Lors de la réunion de l’Assemblée nationale populaire (ANP) qui s’est tenue au début du mois, les responsables politiques chinois ont adopté un ton un peu plus modéré qu’attendu ; le risque d’un resserrement brutal de la politique monétaire et budgétaire de la Chine s’en trouve a priori réduit. Le gouvernement chinois a également fixé un objectif prudent de croissance du PIB pour 2021, « supérieur à 6 % », ce qui laisse entendre que, si sa volonté n’est plus de maximiser la croissance à court terme, il estime toutefois qu’un niveau minimum de croissance est nécessaire même si l’accent est mis dorénavant sur la qualité de cette dernière. Cet objectif modéré reflète probablement aussi deux grandes incertitudes auxquelles la Chine est confrontée : la pandémie, et les tensions américano-chinoises. L’administration Biden s’est engagée dans une compétition de type stratégique avec la Chine, notamment en matière de technologie, et a critiqué Pékin sur la question des droits humains. Ces frictions se sont directementfait jour lors d’une réunion diplomatique bilatérale qui s’est tenue la semaine dernière en Alaska.
Si les responsables chinois semblent de plus en plus confiants dans les perspectives macroéconomiques du pays, des risques pourraient en revanche surgir au niveau microéconomique.
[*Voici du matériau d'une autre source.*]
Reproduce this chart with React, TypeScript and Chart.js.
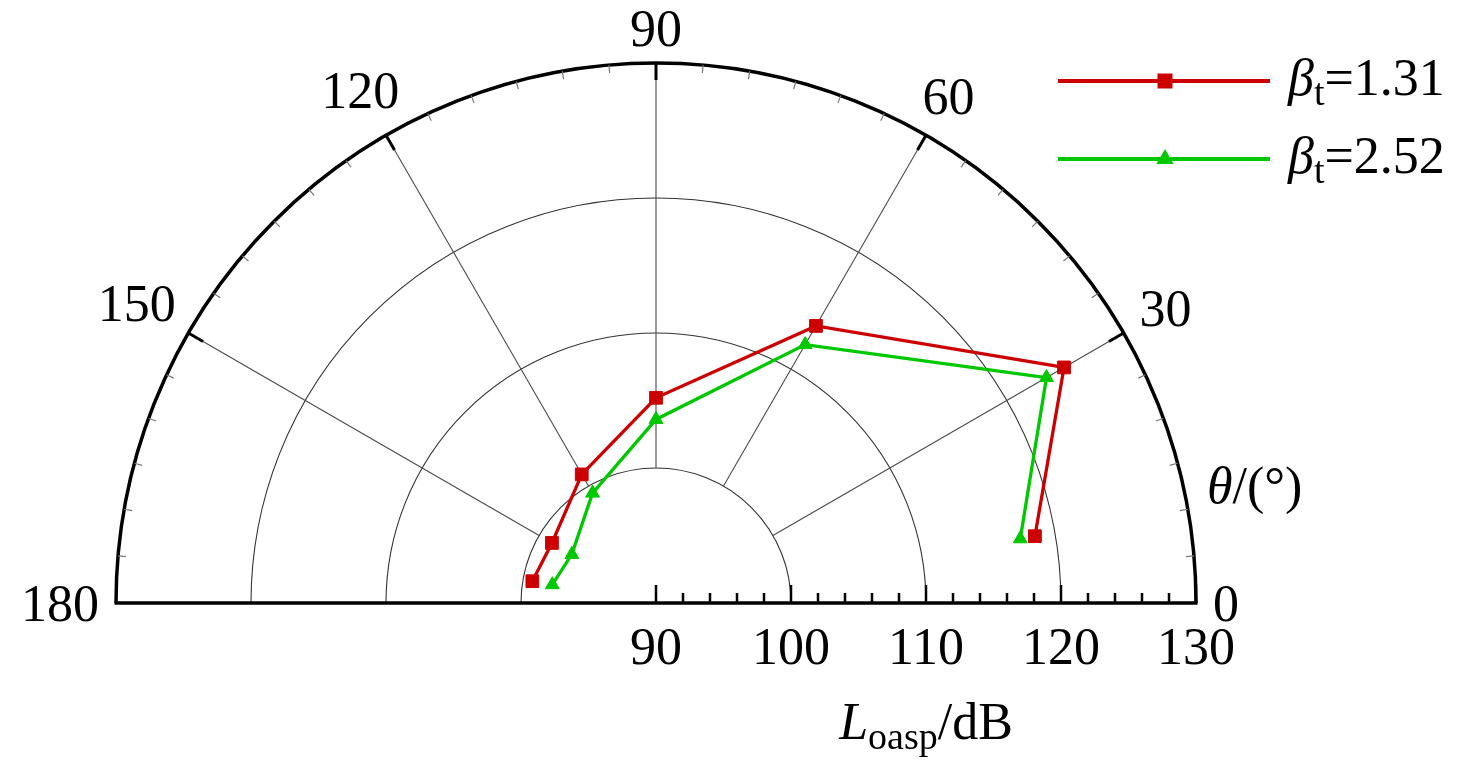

Les taux de défaillance des entreprises chinoises sont inférieurs aux moyennes observées à l’échelle mondiale mais une plus grande acceptation des forces du marché pourrait éliminer davantage d’entreprises dites « zombies » sur les marchés du crédit ; par ailleurs, les sociétés en position dominante dans certains secteurs sont maintenant exposées à des risques en raison de campagnes antitrust.
Malgré ces risques, les expositions aux actifs chinois nous paraissent demeurer des positions stratégiques essentielles, bien distinctes des expositions aux marchés émergents. En outre, la récente correction enregistrée par le marché facilite son accès et rend les valorisations plus attractives.
Les emprunts d’État chinois devraient se révéler intéressants d’un point de vue stratégique, malgré le resserrement des spreads par rapport à leurs homologues des marchés développés, et l’accent mis par la Chine sur une croissance de qualité devrait contribuer à faire émerger des entreprises plus résilientes à long terme. De nombreux secteurs de l’économie chinoise devraient par ailleurs bénéficier de la transition climatique, le pays poursuivant des objectifs ambitieux en la matière. Sur le plan tactique, nous exprimons notre préférence pour les actifs chinois via une surpondération des actions asiatiques hors Japon et des obligations asiatiques, deux classes d’actifs fortement exposées à la Chine. Un bis repetita de la remarquable performance enregistrée en 2020 paraît peu probable cette année, mais l’accélération actuelle du redémarrage économique ne peut être que de bon augure pour les actifs chinois.